## SET TASK
Copy out each line containing "this" from the entries below.

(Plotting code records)
--- begin ---

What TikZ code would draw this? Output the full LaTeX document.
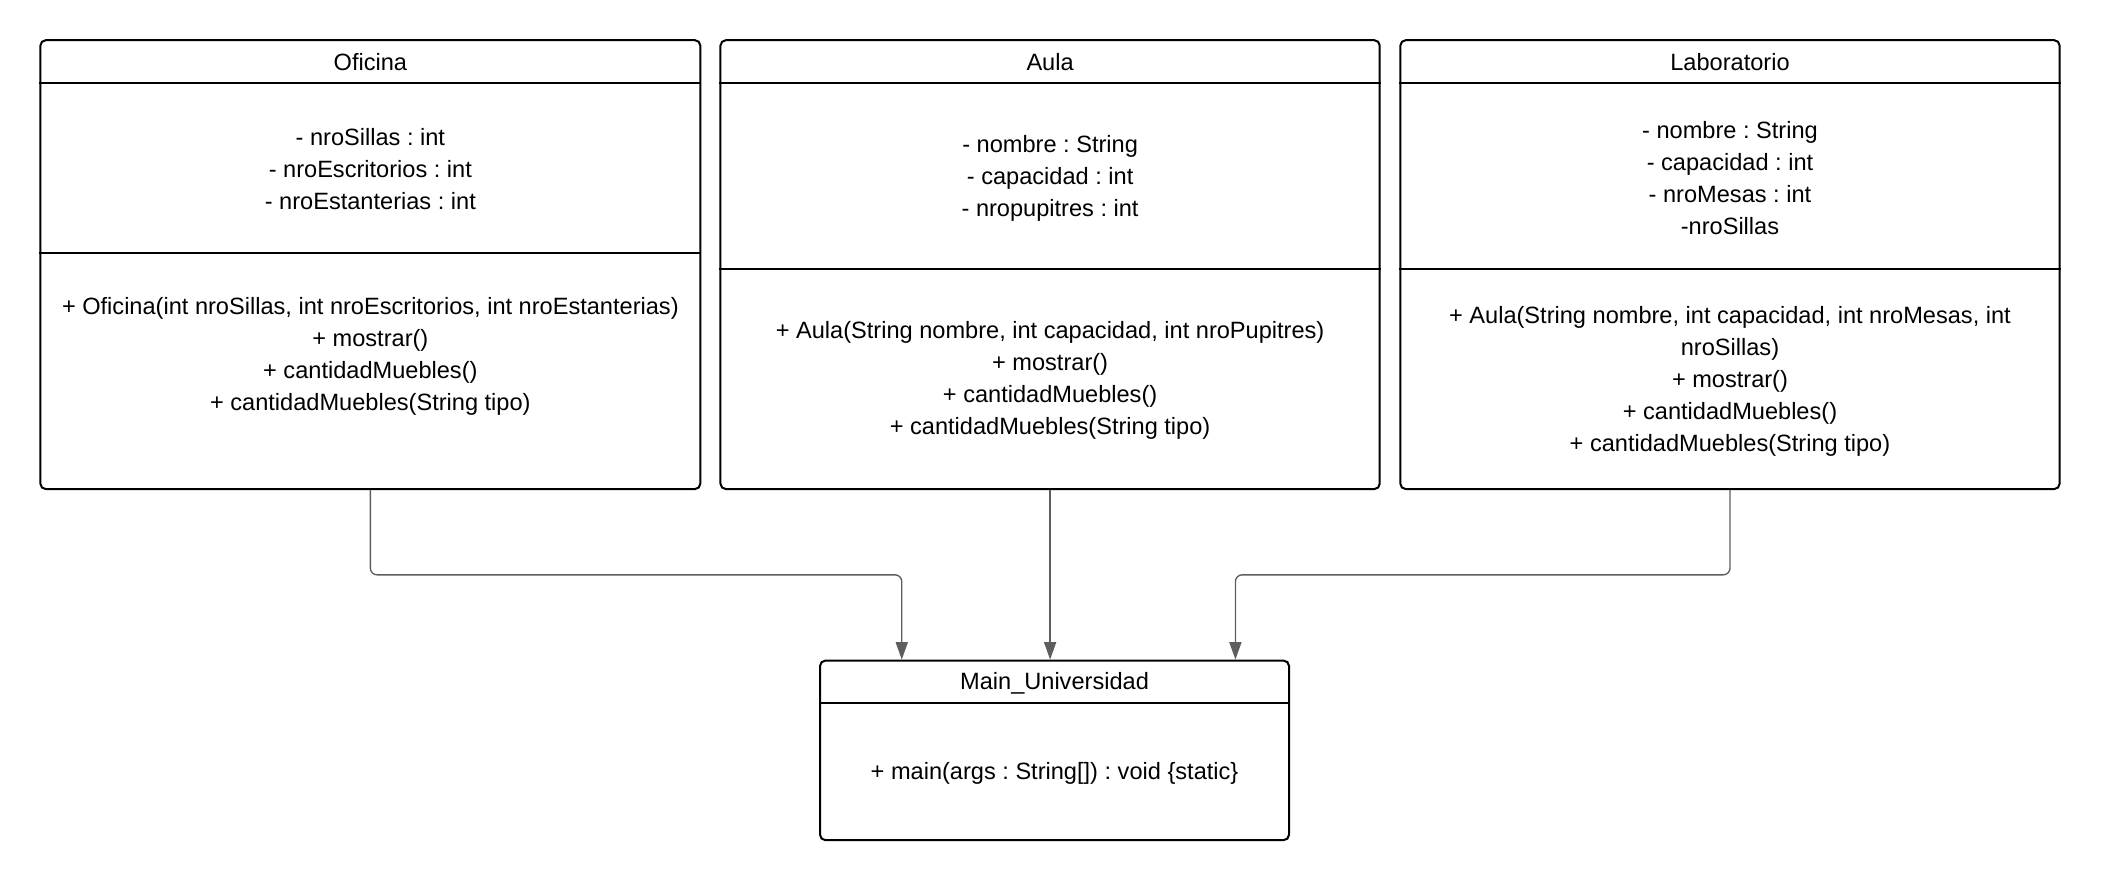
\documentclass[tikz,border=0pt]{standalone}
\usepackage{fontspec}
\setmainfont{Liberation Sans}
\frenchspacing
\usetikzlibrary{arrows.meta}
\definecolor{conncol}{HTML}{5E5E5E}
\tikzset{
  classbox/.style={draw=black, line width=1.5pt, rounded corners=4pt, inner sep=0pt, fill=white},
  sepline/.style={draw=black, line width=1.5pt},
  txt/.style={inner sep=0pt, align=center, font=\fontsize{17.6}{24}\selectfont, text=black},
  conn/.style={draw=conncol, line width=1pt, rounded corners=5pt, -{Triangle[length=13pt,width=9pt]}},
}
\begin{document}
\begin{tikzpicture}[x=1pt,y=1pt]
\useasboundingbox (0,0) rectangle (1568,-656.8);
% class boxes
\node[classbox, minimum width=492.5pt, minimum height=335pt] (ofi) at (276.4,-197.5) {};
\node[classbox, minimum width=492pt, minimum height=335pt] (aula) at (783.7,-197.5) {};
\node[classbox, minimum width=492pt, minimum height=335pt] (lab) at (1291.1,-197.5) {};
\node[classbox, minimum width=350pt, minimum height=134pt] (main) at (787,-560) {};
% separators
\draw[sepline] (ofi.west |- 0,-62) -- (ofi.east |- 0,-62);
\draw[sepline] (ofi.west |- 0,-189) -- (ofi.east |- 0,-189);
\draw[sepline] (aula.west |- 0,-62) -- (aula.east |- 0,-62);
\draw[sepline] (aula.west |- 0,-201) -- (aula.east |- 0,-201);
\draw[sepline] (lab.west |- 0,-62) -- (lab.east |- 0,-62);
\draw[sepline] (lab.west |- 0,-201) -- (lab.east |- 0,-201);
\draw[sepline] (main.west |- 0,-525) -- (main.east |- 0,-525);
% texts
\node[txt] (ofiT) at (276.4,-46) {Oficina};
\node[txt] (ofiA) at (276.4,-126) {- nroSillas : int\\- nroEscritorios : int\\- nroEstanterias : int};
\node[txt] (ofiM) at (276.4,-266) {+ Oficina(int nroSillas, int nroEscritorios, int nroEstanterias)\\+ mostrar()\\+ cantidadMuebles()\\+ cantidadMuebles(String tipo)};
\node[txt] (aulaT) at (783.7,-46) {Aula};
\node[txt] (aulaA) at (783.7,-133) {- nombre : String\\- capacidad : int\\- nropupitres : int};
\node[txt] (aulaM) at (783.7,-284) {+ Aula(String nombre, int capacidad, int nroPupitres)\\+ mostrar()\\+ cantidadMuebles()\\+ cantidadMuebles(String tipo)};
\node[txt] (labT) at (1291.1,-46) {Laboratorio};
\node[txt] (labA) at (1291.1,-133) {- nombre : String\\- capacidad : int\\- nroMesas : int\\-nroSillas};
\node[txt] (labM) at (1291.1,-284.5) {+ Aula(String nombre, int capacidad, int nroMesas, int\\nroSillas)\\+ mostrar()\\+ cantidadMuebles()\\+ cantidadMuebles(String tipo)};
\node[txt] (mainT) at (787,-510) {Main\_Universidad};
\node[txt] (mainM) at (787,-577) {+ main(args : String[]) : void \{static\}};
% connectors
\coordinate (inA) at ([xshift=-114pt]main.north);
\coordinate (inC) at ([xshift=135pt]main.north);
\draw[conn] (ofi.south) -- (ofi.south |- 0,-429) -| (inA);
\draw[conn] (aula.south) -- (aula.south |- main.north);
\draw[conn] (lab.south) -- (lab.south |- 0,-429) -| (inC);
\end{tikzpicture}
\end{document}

--- end ---
--- begin ---

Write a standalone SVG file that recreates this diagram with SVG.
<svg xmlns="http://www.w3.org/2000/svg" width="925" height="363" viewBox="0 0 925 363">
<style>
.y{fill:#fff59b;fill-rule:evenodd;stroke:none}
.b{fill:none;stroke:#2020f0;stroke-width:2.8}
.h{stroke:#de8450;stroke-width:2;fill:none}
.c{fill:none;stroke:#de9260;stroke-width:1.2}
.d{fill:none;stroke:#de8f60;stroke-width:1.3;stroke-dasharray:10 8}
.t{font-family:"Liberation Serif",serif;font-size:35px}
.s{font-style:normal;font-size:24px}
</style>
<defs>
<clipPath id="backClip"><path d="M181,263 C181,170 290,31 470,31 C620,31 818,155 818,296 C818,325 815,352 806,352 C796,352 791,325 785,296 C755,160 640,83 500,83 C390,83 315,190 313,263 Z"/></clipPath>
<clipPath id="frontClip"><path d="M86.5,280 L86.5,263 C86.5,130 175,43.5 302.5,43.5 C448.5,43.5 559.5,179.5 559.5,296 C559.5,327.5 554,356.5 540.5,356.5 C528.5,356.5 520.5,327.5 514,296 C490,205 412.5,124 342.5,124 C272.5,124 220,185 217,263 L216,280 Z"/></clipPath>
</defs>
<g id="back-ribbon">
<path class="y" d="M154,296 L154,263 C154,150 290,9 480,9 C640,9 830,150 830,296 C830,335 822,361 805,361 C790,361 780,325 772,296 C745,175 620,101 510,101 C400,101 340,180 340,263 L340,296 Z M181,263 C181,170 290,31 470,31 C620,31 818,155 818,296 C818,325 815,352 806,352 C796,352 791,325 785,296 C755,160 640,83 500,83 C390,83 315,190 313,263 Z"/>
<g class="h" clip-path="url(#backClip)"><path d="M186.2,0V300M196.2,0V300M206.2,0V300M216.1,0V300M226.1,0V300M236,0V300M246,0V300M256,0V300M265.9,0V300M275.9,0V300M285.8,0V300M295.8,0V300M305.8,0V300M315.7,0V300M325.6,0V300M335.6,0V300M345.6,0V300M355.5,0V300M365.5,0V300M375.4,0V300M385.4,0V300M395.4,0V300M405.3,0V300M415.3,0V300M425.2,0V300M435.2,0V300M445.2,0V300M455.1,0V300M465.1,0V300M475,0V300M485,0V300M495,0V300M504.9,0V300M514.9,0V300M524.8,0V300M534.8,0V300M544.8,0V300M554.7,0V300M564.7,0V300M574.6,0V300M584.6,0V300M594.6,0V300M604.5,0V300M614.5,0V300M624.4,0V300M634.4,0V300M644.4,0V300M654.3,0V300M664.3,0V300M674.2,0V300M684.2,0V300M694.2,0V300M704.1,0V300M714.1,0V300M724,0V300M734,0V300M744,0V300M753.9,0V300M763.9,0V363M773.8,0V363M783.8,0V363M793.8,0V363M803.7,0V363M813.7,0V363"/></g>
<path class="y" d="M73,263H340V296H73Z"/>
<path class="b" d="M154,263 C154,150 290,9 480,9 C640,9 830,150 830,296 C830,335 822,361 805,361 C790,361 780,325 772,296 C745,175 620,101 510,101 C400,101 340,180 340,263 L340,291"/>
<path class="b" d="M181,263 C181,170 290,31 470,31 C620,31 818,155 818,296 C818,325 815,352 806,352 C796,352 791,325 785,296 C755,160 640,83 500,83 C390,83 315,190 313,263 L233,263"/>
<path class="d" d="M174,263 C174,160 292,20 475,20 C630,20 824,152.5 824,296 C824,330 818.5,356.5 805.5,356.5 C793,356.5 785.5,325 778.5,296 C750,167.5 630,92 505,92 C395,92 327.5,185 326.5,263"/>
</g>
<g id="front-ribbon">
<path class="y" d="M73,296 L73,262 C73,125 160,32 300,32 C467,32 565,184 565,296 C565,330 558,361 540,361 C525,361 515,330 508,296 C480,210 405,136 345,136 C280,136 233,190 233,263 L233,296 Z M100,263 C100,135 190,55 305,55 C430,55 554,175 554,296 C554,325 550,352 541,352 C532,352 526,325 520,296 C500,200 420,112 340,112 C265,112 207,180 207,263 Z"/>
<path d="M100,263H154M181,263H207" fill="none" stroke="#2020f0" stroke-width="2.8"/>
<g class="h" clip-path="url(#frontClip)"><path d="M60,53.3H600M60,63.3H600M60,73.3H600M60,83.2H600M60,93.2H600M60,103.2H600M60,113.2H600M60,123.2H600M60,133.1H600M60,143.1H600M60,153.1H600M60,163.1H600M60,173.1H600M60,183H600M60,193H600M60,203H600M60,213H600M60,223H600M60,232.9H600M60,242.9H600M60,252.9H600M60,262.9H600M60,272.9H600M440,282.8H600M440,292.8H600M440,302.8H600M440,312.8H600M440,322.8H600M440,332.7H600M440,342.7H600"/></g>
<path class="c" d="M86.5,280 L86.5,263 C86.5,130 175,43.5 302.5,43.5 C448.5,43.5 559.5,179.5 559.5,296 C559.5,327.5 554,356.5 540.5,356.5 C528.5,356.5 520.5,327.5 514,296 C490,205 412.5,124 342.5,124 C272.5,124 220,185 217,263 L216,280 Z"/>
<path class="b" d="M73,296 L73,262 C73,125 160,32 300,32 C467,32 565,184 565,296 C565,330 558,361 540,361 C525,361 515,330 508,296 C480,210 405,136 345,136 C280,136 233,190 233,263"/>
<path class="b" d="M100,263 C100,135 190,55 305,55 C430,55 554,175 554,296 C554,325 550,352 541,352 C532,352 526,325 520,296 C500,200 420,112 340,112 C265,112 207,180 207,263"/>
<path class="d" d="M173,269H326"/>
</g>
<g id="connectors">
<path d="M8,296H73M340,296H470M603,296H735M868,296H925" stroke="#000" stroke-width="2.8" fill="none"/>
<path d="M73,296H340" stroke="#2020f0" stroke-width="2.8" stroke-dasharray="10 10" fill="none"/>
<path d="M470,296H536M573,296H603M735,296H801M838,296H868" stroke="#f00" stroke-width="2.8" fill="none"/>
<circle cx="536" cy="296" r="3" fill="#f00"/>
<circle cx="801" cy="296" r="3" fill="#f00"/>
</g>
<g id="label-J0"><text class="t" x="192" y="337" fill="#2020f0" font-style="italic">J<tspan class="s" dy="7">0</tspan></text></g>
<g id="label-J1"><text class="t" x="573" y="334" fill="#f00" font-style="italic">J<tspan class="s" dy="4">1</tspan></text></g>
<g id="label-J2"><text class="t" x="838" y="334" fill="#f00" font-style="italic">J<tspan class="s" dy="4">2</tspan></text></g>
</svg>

--- end ---

## REPLY TO THE TASK
What TikZ code would draw this? Output the full LaTeX document.
Write a standalone SVG file that recreates this diagram with SVG.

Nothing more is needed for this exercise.